Vehicle taxation as a policy instrument
Vehicle taxes raised approximately €16.6 billion for the Dutch government in 2018. They consist of car and motorcycle tax (BPM), motor vehicle tax (MRB), tax on the benefit in kind of the private use of company cars and fuel duties.
The Vehicle Letter II Implementation Act states that the two main goals of vehicle taxes are:
- to provide a stable income stream for the government from sustainable and practicable vehicle taxes;
- to make a significant contribution to the vehicle-related air quality and climate goals by means of proportionate and targeted tax incentives.
The Netherlands Court of Audit has investigated whether and how the vehicle tax incentives contribute to these main goals.
Vehicle taxes not optimal for air quality and climate goals
We conclude that, with the exception of BPM, vehicle taxes raise a stable income stream for the government, subject to the development of gross domestic product. The stability of BPM and fuel duties, however, is under pressure because it is also government policy to significantly increase the number of electric cars. We further conclude that the current incentives provided by vehicle taxes are not optimally designed to meet the air quality and climate goals.
Vehicle taxes have many exemptions, repayment regulations and tariff reductions, many of which have a long history. Some are intended to meet the air quality and climate goals but most are not and are not conducive to the main goals of vehicle taxation. As most of the schemes have not been recently evaluated, it is uncertain whether a deliberate decision was taken to introduce the schemes regardless of the main goals of vehicle taxes and whether the schemes are still relevant.
We recommend that the State Secretary for Finance evaluate the special schemes and reconsider them if they are no longer relevant or are not conducive to the taxes’ main goals. The implementation costs incurred by the Tax and Customs Administration to operate the schemes should also be taken in to account.
We also recommend that the regulations on the valuation and taxation of the benefit in kind of the private use of company cars be better substantiated.
Why did we investigate vehicle taxes?
The Netherlands Court of Audit decided to investigate vehicle taxes in early 2019 as part of its multiyear programme to investigate central government’s revenues.
In the preliminary phase of our investigation of vehicle taxes, we received a request from the House of Representatives asking us to investigate the efficiency of the tax incentives provided for electric cars.
We honoured this request as part of a wider two-part investigation that we had already planned. To meet the House of Representatives’ request for a report before the summer recess, we sent a letter on the tax incentives available for electric cars to the House at the end of June 2019 (Netherlands Court of Audit, 2019a).
The present report relates to our investigation of the tax incentives available in vehicle taxes more generally.
We will issue a report on the operation of certain tax incentives and a final opinion on vehicle taxes in general in the first half of 2020.

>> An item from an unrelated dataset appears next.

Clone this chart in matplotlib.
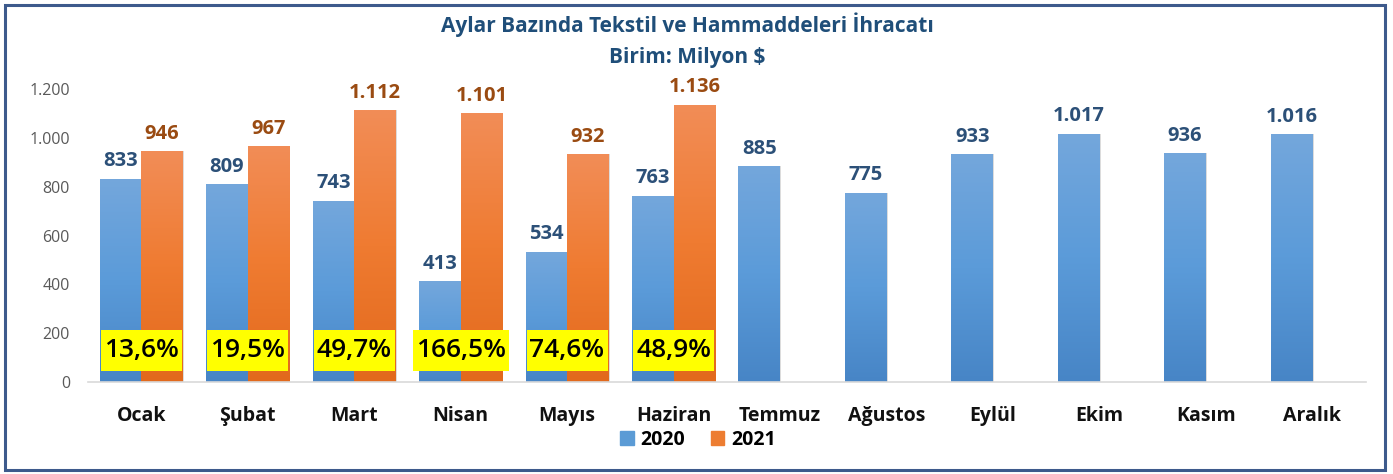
import matplotlib
matplotlib.use("Agg")
import matplotlib.pyplot as plt
import numpy as np
from matplotlib.patches import Rectangle
from matplotlib.colors import LinearSegmentedColormap

plt.rcParams['font.family'] = ['Open Sans', 'DejaVu Sans']

months = ["Ocak", "Şubat", "Mart", "Nisan", "Mayıs", "Haziran", "Temmuz",
          "Ağustos", "Eylül", "Ekim", "Kasım", "Aralık"]
v2020 = [833, 809, 743, 413, 534, 763, 885, 775, 933, 1017, 936, 1016]
v2021 = [946, 967, 1112, 1101, 932, 1136]
changes = ["13,6%", "19,5%", "49,7%", "166,5%", "74,6%", "48,9%"]
yticks = [0, 200, 400, 600, 800, 1000, 1200]

def tr(n):
    return f"{n:,}".replace(",", ".")

W, H = 1393, 474
fig = plt.figure(figsize=(W / 100, H / 100), dpi=100)
ax = fig.add_axes([88 / W, 1 - 382 / H, 1277.5 / W, 293 / H])
ax.set_xlim(-0.5, len(months) - 0.5)
ax.set_ylim(0, 1200)

bw = 0.39
blue_cmap = LinearSegmentedColormap.from_list("b", ["#4785c6", "#5b9bd9", "#74a7dc"])
orange_cmap = LinearSegmentedColormap.from_list("o", ["#e2691c", "#ef7b31", "#f28d57"])
grad = np.linspace(0, 1, 256).reshape(-1, 1)

def grad_bar(x, h, cmap):
    bars = ax.bar(x, h, width=bw, align='edge', color='none', edgecolor='none', zorder=2)
    b = bars[0]
    im = ax.imshow(grad, cmap=cmap, origin='lower', aspect='auto',
                   extent=[x, x + bw, 0, h], zorder=2)
    im.set_clip_path(b)
    ax.add_patch(Rectangle((x + bw, 0), 0.012, h, color='#bbbbbb', alpha=0.5, zorder=1, lw=0))

xs = np.arange(len(months))
for i, v in enumerate(v2020):
    x0 = i - bw
    grad_bar(x0, v, blue_cmap)
    ax.text(x0 + bw / 2, v + 30, tr(v), ha='center', va='bottom', fontsize=14.5,
            fontweight='bold', color='#2c5078', zorder=5, clip_on=False)
for i, v in enumerate(v2021):
    x0 = i
    grad_bar(x0, v, orange_cmap)
    ax.text(x0 + bw / 2, v + 30, tr(v), ha='center', va='bottom', fontsize=14.5,
            fontweight='bold', color='#9a4b12', zorder=5, clip_on=False)

# percentage labels with yellow boxes
fig.canvas.draw()
renderer = fig.canvas.get_renderer()
for i, c in enumerate(changes):
    t = ax.text(i, 129, c, ha='center', va='center', fontsize=19, color='black',
                fontweight='semibold', zorder=7)
    bb = t.get_window_extent(renderer=renderer)
    inv = ax.transData.inverted()
    (x0, _) = inv.transform((bb.x0 - 3, 0))
    (x1, _) = inv.transform((bb.x1 + 3, 0))
    ax.add_patch(Rectangle((x0, 45), x1 - x0, 168, color='#ffff00', zorder=6, lw=0))

ax.set_xticks(xs)
ax.set_xticklabels(months, fontsize=14, fontweight='bold', color='#111111')
ax.tick_params(axis='x', length=0, pad=17.5)
ax.set_yticks(yticks)
ax.set_yticklabels([tr(v) for v in yticks], fontsize=11.5, color='#595959')
ax.tick_params(axis='y', length=0, pad=13)
for s in ['top', 'right', 'left']:
    ax.spines[s].set_visible(False)
ax.spines['bottom'].set_color('#d9d9d9')
ax.spines['bottom'].set_linewidth(1.2)

fig.text(687 / W, 1 - 25 / H, "Aylar Bazında Tekstil ve Hammaddeleri İhracatı", ha='center',
         va='center', fontsize=15, fontweight='bold', color='#1f4e79')
fig.text(687 / W, 1 - 57 / H, "Birim: Milyon $", ha='center', va='center', fontsize=15,
         fontweight='bold', color='#1f4e79')

handles = [Rectangle((0, 0), 1, 1, color='#5b9bd5'), Rectangle((0, 0), 1, 1, color='#ed7d31')]
leg = fig.legend(handles, ['2020', '2021'], loc='center', bbox_to_anchor=(698 / W, 1 - 440 / H),
                 ncol=2, frameon=False, prop={'weight': 'bold', 'size': 14},
                 handlelength=0.7, handleheight=0.7, handletextpad=0.35, columnspacing=1.3)

fig.patches.append(Rectangle((4.5 / W, 4 / H), 1380 / W, 465 / H, transform=fig.transFigure,
                             fill=False, edgecolor='#3d5a8c', lw=2.2, zorder=0))
fig.savefig("out.png", dpi=100, facecolor='white')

What methods did we apply for our investigation?
We applied mainly qualitative investigation methods to answer our questions. We studied the applicable laws, regulations and legislative histories, for instance, and analysed parliamentary papers, policy memoranda and other documents, tax data and quantitative statements. We also studied relevant literature, study reports and statistics. We obtained the quantitative material for our investigation by means of queries submitted to the Tax and Customs Administration requesting information from its databases, for instance on the MRB. We did not check the accuracy of the queries themselves and we did not carry out any financial audits for the investigation.
We held interviews with officials from the Ministry of Finance and the Tax and Customs Administration. The interviewees at the ministry worked at the Directorate General for Tax Policy in the following departments:
- Tax Policy Division (Policy and Analysis Department);
- International Affairs and Consumer Taxes Division (Consumer Taxes Department);
- Directorate-General for the Tax and Customs Administration (Employment and Capital Income Department).
At the Tax and Customs Administration, we interviewed staff from the Implementation and Enforcement Policy Department and the Central Administrative Processes Department. We also spoke to representatives of the Ministry of Infrastructure and Water Management (Sustainable Mobility Department), the Netherlands Environmental Assessment Agency (PBL) and the Netherlands Organisation for Applied Scientific Research (TNO).
The State Secretary for Finance has responded to the Court of Audit’s investigation. The response is included in full in the report.